The EU Court of Justice equated a dog lost at the airport to luggage. The owner received compensation as if she had lost a suitcase, without recognizing the sentimental and emotional value of her animal

Can a dog be considered luggage? According to the Court of Justice of the European Union, yes. The story begins in 2019, when a passenger traveling from Buenos Aires to Barcelona entrusts her dog to the airline staff, who loads her into the pressurized hold. During loading operations, however, the animal escapes and disappears without a trace. The airline acknowledges the error, but offers compensation calculated according to the Montreal Convention, the same one that regulates lost luggage: approximately €1,627 ($1,780).

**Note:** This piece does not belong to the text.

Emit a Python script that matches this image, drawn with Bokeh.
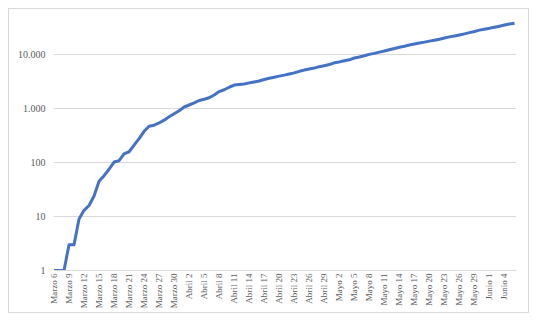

The passenger, who had lost a life companion, not a suitcase, requests €5,000 ($5,470) for emotional damages, but the judges reject the claim. According to the Court, an animal transported in the hold fully falls within the category of “luggage”, unless the owner has declared a special value at check-in, with an additional fee.
Animals as “objects”?
The decision appears to contradict Article 13 of the Treaty of Lisbon, which recognizes animals as sentient beings. However, the Court established that this principle does not modify air transport rules, where airline liability follows economic criteria, not emotional ones. In practice, European law distinguishes between animal welfare and the legal value of transportation.

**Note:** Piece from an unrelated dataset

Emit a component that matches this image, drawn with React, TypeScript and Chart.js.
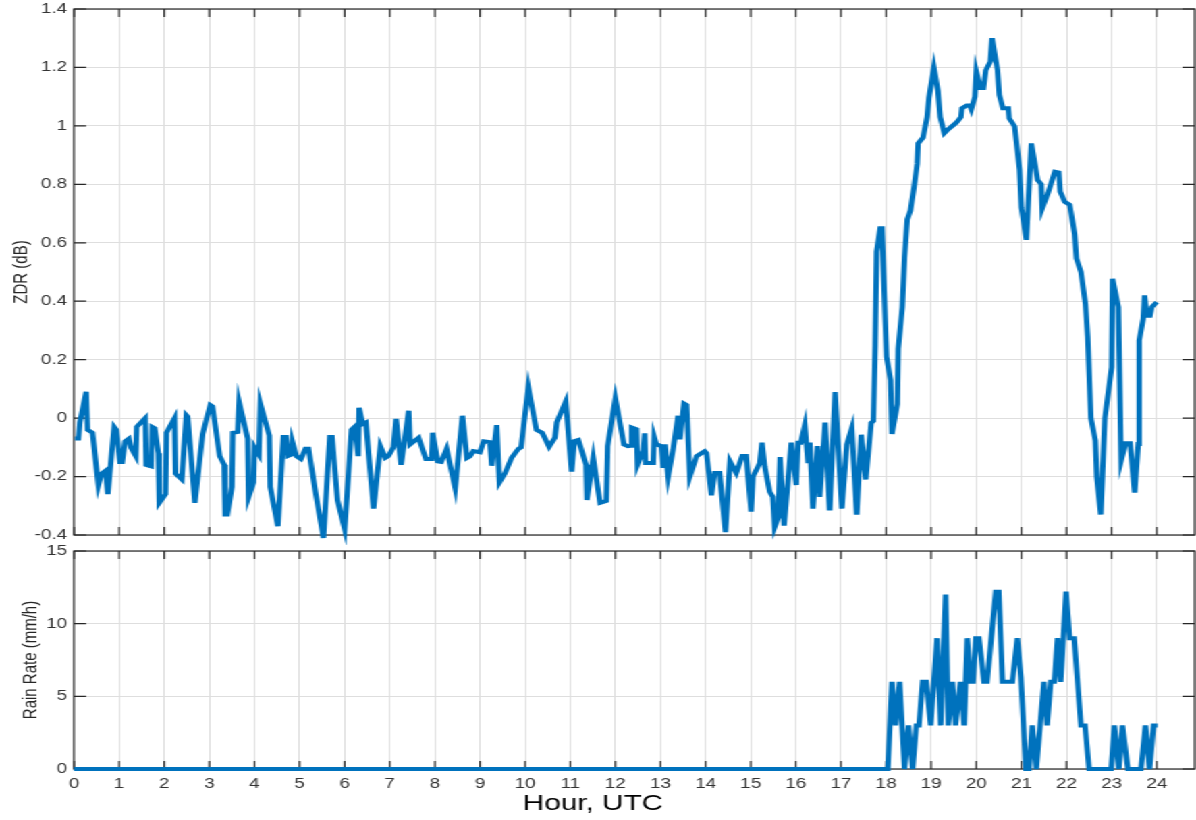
import React, { useEffect, useRef } from 'react';
import { Chart, registerables } from 'chart.js';

Chart.register(...registerables);

// ---------- data ----------
const hourTicks = [0, 1, 2, 3, 4, 5, 6, 7, 8, 9, 10, 11, 12, 13, 14, 15, 16, 17, 18, 19, 20, 21, 22, 23, 24];
const zdrTicks = [-0.4, -0.2, 0, 0.2, 0.4, 0.6, 0.8, 1, 1.2, 1.4];
const rainTicks = [0, 5, 10, 15];
const xTitle = 'Hour, UTC';

const zdrHours = [
  0.02, 0.10, 0.13, 0.27, 0.30, 0.41, 0.54, 0.61, 0.70, 0.75,
  0.89, 0.94, 1.02, 1.07, 1.13, 1.22, 1.26, 1.37, 1.39, 1.58,
  1.60, 1.71, 1.73, 1.79, 1.87, 1.89, 2.03, 2.05, 2.23, 2.25,
  2.39, 2.49, 2.52, 2.68, 2.85, 3.02, 3.07, 3.23, 3.33, 3.35,
  3.40, 3.50, 3.52, 3.63, 3.66, 3.85, 3.87, 3.98, 4.00, 4.10,
  4.13, 4.33, 4.35, 4.52, 4.64, 4.70, 4.74, 4.82, 4.84, 4.93,
  5.03, 5.13, 5.20, 5.36, 5.53, 5.67, 5.72, 5.84, 6.00, 6.15,
  6.22, 6.30, 6.32, 6.40, 6.47, 6.64, 6.79, 6.90, 6.97, 7.08,
  7.14, 7.25, 7.42, 7.45, 7.64, 7.80, 7.93, 7.95, 8.06, 8.14,
  8.26, 8.45, 8.61, 8.71, 8.78, 8.85, 9.00, 9.08, 9.22, 9.26,
  9.37, 9.43, 9.55, 9.70, 9.85, 9.91, 10.07, 10.25, 10.38, 10.53,
  10.66, 10.70, 10.90, 11.03, 11.09, 11.18, 11.35, 11.37, 11.51, 11.66,
  11.80, 11.83, 12.00, 12.19, 12.28, 12.34, 12.36, 12.47, 12.49, 12.62,
  12.65, 12.67, 12.84, 12.86, 12.91, 13.02, 13.06, 13.10, 13.17, 13.28,
  13.39, 13.43, 13.52, 13.58, 13.65, 13.80, 13.98, 14.02, 14.13, 14.20,
  14.31, 14.44, 14.54, 14.68, 14.81, 14.90, 15.01, 15.05, 15.20, 15.25,
  15.31, 15.42, 15.49, 15.53, 15.61, 15.65, 15.74, 15.90, 16.01, 16.05,
  16.11, 16.20, 16.27, 16.31, 16.38, 16.48, 16.53, 16.65, 16.75, 16.87,
  17.02, 17.13, 17.24, 17.35, 17.45, 17.55, 17.67, 17.72, 17.76, 17.79,
  17.87, 17.91, 18.01, 18.10, 18.13, 18.25, 18.27, 18.36, 18.41, 18.47,
  18.54, 18.62, 18.69, 18.71, 18.82, 18.91, 18.95, 19.06, 19.15, 19.20,
  19.29, 19.36, 19.55, 19.66, 19.68, 19.79, 19.86, 19.89, 19.97, 20.00,
  20.09, 20.16, 20.21, 20.31, 20.35, 20.47, 20.51, 20.59, 20.71, 20.73,
  20.85, 20.96, 21.00, 21.11, 21.22, 21.36, 21.44, 21.46, 21.59, 21.74,
  21.83, 21.86, 21.96, 22.07, 22.18, 22.22, 22.32, 22.42, 22.47, 22.54,
  22.64, 22.67, 22.76, 22.85, 23.00, 23.02, 23.15, 23.21, 23.31, 23.41,
  23.51, 23.59, 23.61, 23.70, 23.73, 23.78, 23.85, 23.89, 24.00,
];
const zdrValues = [
  -0.07, -0.07, -0.015, 0.09, -0.04, -0.05, -0.23, -0.19, -0.18, -0.26,
  -0.03, -0.04, -0.15, -0.15, -0.08, -0.07, -0.10, -0.13, -0.03, 0.0,
  -0.16, -0.165, -0.03, -0.035, -0.12, -0.29, -0.26, -0.05, 0.0, -0.19,
  -0.21, 0.01, 0.005, -0.29, -0.055, 0.045, 0.04, -0.13, -0.16, -0.33,
  -0.33, -0.235, -0.05, -0.047, 0.055, -0.07, -0.27, -0.22, -0.10, -0.125,
  0.05, -0.06, -0.235, -0.37, -0.065, -0.065, -0.13, -0.125, -0.08, -0.13,
  -0.14, -0.105, -0.105, -0.26, -0.41, -0.065, -0.065, -0.28, -0.38, -0.04,
  -0.03, -0.13, 0.035, -0.02, -0.015, -0.31, -0.096, -0.136, -0.13, -0.10,
  -0.003, -0.16, 0.025, -0.09, -0.067, -0.14, -0.14, -0.05, -0.148, -0.15,
  -0.105, -0.24, 0.008, -0.136, -0.13, -0.113, -0.117, -0.079, -0.082, -0.163,
  -0.024, -0.22, -0.19, -0.136, -0.105, -0.1, 0.106, -0.04, -0.05, -0.098,
  -0.067, -0.015, 0.057, -0.183, -0.079, -0.075, -0.16, -0.28, -0.136, -0.29,
  -0.283, -0.096, 0.068, -0.09, -0.096, -0.095, -0.032, -0.038, -0.16, -0.11,
  -0.052, -0.154, -0.154, -0.064, -0.09, -0.096, -0.17, -0.09, -0.2, -0.107,
  0.008, -0.073, 0.05, 0.045, -0.2, -0.13, -0.113, -0.12, -0.264, -0.188,
  -0.188, -0.39, -0.148, -0.188, -0.13, -0.13, -0.32, -0.2, -0.154, -0.084,
  -0.165, -0.252, -0.27, -0.373, -0.34, -0.133, -0.368, -0.084, -0.229, -0.084,
  -0.084, -0.024, -0.154, -0.084, -0.31, -0.096, -0.27, -0.015, -0.316, 0.089,
  -0.31, -0.09, -0.034, -0.33, -0.057, -0.21, -0.016, -0.01, 0.25, 0.57,
  0.65, 0.65, 0.21, 0.13, -0.054, 0.048, 0.237, 0.38, 0.55, 0.68,
  0.71, 0.79, 0.87, 0.94, 0.96, 1.03, 1.095, 1.2, 1.12, 1.03,
  0.975, 0.986, 1.01, 1.03, 1.06, 1.07, 1.07, 1.057, 1.10, 1.186,
  1.13, 1.13, 1.19, 1.22, 1.30, 1.19, 1.106, 1.06, 1.06, 1.026,
  0.998, 0.85, 0.72, 0.61, 0.94, 0.815, 0.80, 0.717, 0.77, 0.843,
  0.84, 0.775, 0.74, 0.73, 0.63, 0.546, 0.5, 0.39, 0.277, 0.0,
  -0.077, -0.2, -0.33, 0.0, 0.174, 0.477, 0.38, -0.146, -0.086, -0.086,
  -0.255, -0.089, 0.266, 0.34, 0.42, 0.35, 0.35, 0.38, 0.397,
];

const rainHours = [
  0, 18.04, 18.13, 18.21, 18.30, 18.41, 18.50, 18.59, 18.67, 18.73,
  18.81, 18.89, 18.99, 19.13, 19.21, 19.32, 19.38, 19.47, 19.54, 19.65,
  19.73, 19.80, 19.87, 19.93, 19.99, 20.06, 20.17, 20.24, 20.43, 20.50,
  20.58, 20.80, 20.91, 20.99, 21.10, 21.17, 21.24, 21.33, 21.50, 21.57,
  21.65, 21.73, 21.80, 21.87, 21.99, 22.07, 22.17, 22.32, 22.41, 22.50,
  22.99, 23.06, 23.16, 23.24, 23.36, 23.65, 23.75, 23.84, 23.93, 24.02,
];
const rainValues = [
  0, 0, 6, 3, 6, 0, 3, 0, 3, 3,
  6, 6, 3, 9, 3, 12, 3, 6, 3, 6,
  3, 9, 6, 6, 9, 9, 6, 6, 12.2, 12.2,
  6, 6, 9, 6.3, 0, 0, 3, 0, 6, 3,
  6, 6, 9, 6, 12.2, 9, 9, 3, 3, 0,
  0, 3, 0, 3, 0, 0, 3, 0, 3, 3,
];

// ---------- style / layout ----------
const FULL_W = 1196;
const CANVAS_W = 886;
const STRETCH = FULL_W / CANVAS_W;
const TOP_H = 545;
const BOT_H = 275;
const Y_AXIS_W = 74 / STRETCH;
const X_MAX = 24.84;
const X_TITLE_CX = 593 / STRETCH;
const X_TITLE_CY = 804 - TOP_H;

const FONT = "'Liberation Sans', Arial, Helvetica, sans-serif";
const LINE = '#0072BD';
const AXIS = '#262626';
const GRID = '#dedede';
const TICK_TEXT = '#333333';

const boxPlugin = {
  id: 'matlabBox',
  beforeDatasetsDraw(chart: any) {
    const { ctx, chartArea, scales } = chart;
    const { left, right, top, bottom } = chartArea;
    ctx.save();
    ctx.strokeStyle = AXIS;
    ctx.lineWidth = 1.2;
    ctx.beginPath();
    scales.x.ticks.forEach((t: any) => {
      const px = scales.x.getPixelForValue(t.value);
      ctx.moveTo(px, top);
      ctx.lineTo(px, top + 8);
      ctx.moveTo(px, bottom);
      ctx.lineTo(px, bottom - 8);
    });
    scales.y.ticks.forEach((t: any) => {
      const py = scales.y.getPixelForValue(t.value);
      ctx.moveTo(left, py);
      ctx.lineTo(left + 9, py);
      ctx.moveTo(right, py);
      ctx.lineTo(right - 9, py);
    });
    ctx.stroke();
    ctx.strokeRect(left, top, right - left, bottom - top);
    ctx.restore();
  },
};

const xTitlePlugin = {
  id: 'xTitle',
  afterDraw(chart: any) {
    const { ctx } = chart;
    ctx.save();
    ctx.font = `22px ${FONT}`;
    ctx.fillStyle = '#000000';
    ctx.textAlign = 'center';
    ctx.textBaseline = 'middle';
    ctx.fillText(xTitle, X_TITLE_CX, X_TITLE_CY);
    ctx.restore();
  },
};

function lineDataset(hours: number[], values: number[]) {
  return {
    data: hours.map((h, i) => ({ x: h, y: values[i] })),
    borderColor: LINE,
    backgroundColor: LINE,
    borderWidth: 4,
    pointRadius: 0,
    pointHoverRadius: 0,
    tension: 0,
    fill: false,
    clip: false as any,
    borderJoinStyle: 'miter' as const,
  };
}

export default function App() {
  const topRef = useRef<HTMLCanvasElement | null>(null);
  const botRef = useRef<HTMLCanvasElement | null>(null);

  useEffect(() => {
    if (!topRef.current || !botRef.current) return;

    const topChart = new Chart(topRef.current, {
      type: 'line',
      data: { datasets: [lineDataset(zdrHours, zdrValues) as any] },
      options: {
        animation: false,
        responsive: false,
        devicePixelRatio: 1,
        events: [],
        layout: { padding: { top: 9, right: 1, bottom: 10, left: 0 } },
        plugins: { legend: { display: false }, tooltip: { enabled: false } },
        scales: {
          x: {
            type: 'linear',
            min: 0,
            max: X_MAX,
            afterBuildTicks: (s: any) => { s.ticks = hourTicks.map((v) => ({ value: v })); },
            afterFit: (s: any) => { s.height = 0; s.paddingLeft = 0; s.paddingRight = 0; },
            ticks: { display: false },
            grid: { color: GRID, lineWidth: 1, drawTicks: false },
            border: { display: false },
          },
          y: {
            type: 'linear',
            min: -0.4,
            max: 1.4,
            afterBuildTicks: (s: any) => { s.ticks = zdrTicks.map((v) => ({ value: v })); },
            afterFit: (s: any) => { s.width = Y_AXIS_W; s.paddingTop = 0; s.paddingBottom = 0; },
            ticks: {
              font: { family: FONT, size: 14 },
              color: TICK_TEXT,
              padding: 5,
              autoSkip: false,
              callback: (v: any) => String(v),
            },
            grid: { color: GRID, lineWidth: 1, drawTicks: false },
            border: { display: false },
            title: {
              display: true,
              text: 'ZDR (dB)',
              font: { family: FONT, size: 15 },
              color: '#262626',
              padding: { top: 7, bottom: 0 },
            },
          },
        },
      } as any,
      plugins: [boxPlugin],
    });

    const botChart = new Chart(botRef.current, {
      type: 'line',
      data: { datasets: [lineDataset(rainHours, rainValues) as any] },
      options: {
        animation: false,
        responsive: false,
        devicePixelRatio: 1,
        events: [],
        layout: { padding: { top: 6, right: 1, bottom: 0, left: 0 } },
        plugins: { legend: { display: false }, tooltip: { enabled: false } },
        scales: {
          x: {
            type: 'linear',
            min: 0,
            max: X_MAX,
            afterBuildTicks: (s: any) => { s.ticks = hourTicks.map((v) => ({ value: v })); },
            afterFit: (s: any) => { s.height = 51; s.paddingLeft = 0; s.paddingRight = 0; },
            ticks: {
              font: { family: FONT, size: 14 },
              color: TICK_TEXT,
              padding: 7,
              autoSkip: false,
              maxRotation: 0,
              minRotation: 0,
              callback: (v: any) => String(v),
            },
            grid: { color: GRID, lineWidth: 1, drawTicks: false },
            border: { display: false },
          },
          y: {
            type: 'linear',
            min: 0,
            max: 15,
            afterBuildTicks: (s: any) => { s.ticks = rainTicks.map((v) => ({ value: v })); },
            afterFit: (s: any) => { s.width = Y_AXIS_W; s.paddingTop = 0; s.paddingBottom = 0; },
            ticks: {
              font: { family: FONT, size: 14 },
              color: TICK_TEXT,
              padding: 5,
              autoSkip: false,
              callback: (v: any) => String(v),
            },
            grid: { color: GRID, lineWidth: 1, drawTicks: false },
            border: { display: false },
            title: {
              display: true,
              text: 'Rain Rate (mm/h)',
              font: { family: FONT, size: 15 },
              color: '#262626',
              padding: { top: 13.5, bottom: 0 },
            },
          },
        },
      } as any,
      plugins: [boxPlugin, xTitlePlugin],
    });

    return () => {
      topChart.destroy();
      botChart.destroy();
    };
  }, []);

  return (
    <div
      style={{
        position: 'fixed',
        left: 0,
        top: 0,
        width: FULL_W,
        height: 820,
        background: '#ffffff',
        overflow: 'hidden',
      }}
    >
      <div
        style={{
          width: CANVAS_W,
          height: 820,
          transform: `scaleX(${STRETCH})`,
          transformOrigin: '0 0',
        }}
      >
        <canvas ref={topRef} width={CANVAS_W} height={TOP_H} style={{ display: 'block', width: CANVAS_W, height: TOP_H }} />
        <canvas ref={botRef} width={CANVAS_W} height={BOT_H} style={{ display: 'block', width: CANVAS_W, height: BOT_H }} />
      </div>
    </div>
  );
}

The result is paradoxical: the loss of a dog is treated like that of lost luggage. For the Court, “although animals are not objects, for the purposes of air liability they are equated to luggage“. A legally correct formula, but morally indigestible for those who consider their animal part of the family.
When the law forgets the heart: the dog reduced to luggage
The ruling of the Court of Justice of the European Union on the lost dog treated as luggage cannot help but raise profound questions about how capable bureaucracy is of remaining human in the face of feelings. It’s true: the law must guarantee uniformity and predictability, but when a regulation reduces a living being to a transported object, something seems to go wrong in the scale of values on which justice is founded.

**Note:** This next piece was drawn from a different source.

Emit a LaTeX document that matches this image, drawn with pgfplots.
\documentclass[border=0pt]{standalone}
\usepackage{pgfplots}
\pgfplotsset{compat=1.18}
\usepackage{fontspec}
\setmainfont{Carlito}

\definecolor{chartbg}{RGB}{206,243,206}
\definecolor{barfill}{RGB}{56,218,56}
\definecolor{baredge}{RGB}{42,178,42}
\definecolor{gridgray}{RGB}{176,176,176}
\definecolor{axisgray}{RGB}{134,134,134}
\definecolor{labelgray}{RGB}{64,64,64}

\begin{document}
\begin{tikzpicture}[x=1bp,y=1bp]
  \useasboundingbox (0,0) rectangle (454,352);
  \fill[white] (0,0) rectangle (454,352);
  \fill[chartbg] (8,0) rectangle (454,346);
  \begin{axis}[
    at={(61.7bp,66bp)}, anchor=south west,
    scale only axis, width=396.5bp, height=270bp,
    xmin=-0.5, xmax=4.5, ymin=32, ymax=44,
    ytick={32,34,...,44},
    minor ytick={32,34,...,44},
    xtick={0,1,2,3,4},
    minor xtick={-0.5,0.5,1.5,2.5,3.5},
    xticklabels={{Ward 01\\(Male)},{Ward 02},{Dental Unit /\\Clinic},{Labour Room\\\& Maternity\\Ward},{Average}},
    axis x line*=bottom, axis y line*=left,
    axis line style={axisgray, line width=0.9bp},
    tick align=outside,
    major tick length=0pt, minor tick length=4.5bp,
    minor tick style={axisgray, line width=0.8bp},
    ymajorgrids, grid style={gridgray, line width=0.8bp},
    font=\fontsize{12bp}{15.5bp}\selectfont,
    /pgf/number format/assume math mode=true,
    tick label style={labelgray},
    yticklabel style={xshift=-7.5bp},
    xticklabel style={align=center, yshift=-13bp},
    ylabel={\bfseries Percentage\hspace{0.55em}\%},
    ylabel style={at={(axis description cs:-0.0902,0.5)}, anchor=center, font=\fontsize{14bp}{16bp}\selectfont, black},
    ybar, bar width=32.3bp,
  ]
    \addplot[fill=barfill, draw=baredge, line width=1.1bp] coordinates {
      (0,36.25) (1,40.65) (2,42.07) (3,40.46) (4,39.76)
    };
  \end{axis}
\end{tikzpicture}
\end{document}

Article 13 of the Treaty of Lisbon recognizes animals as sentient beings, capable of experiencing emotions and pain. However, this awareness seems to remain confined to the field of good intentions, while transport law continues to move in a coldly economic language, made of franchises, conventions and liability limits. It’s as if, during the course of a journey, a dog temporarily stopped being a living being to become an insured movable asset.
On one hand, social reality evolves, on the other the law remains fixed to a decades-old paradigm, in which the emotional relationship between humans and animals finds no space. After all, it’s not just a question of compensation. It’s about understanding whether our legal system is ready to recognize the symbolic, emotional and moral value that animals have for millions of people. Because defining a dog as “luggage” is not just a lexical choice: it’s a cultural declaration, and unfortunately it tells of a Europe still too tied to a law that doesn’t know how to look into the eyes of those who cannot speak.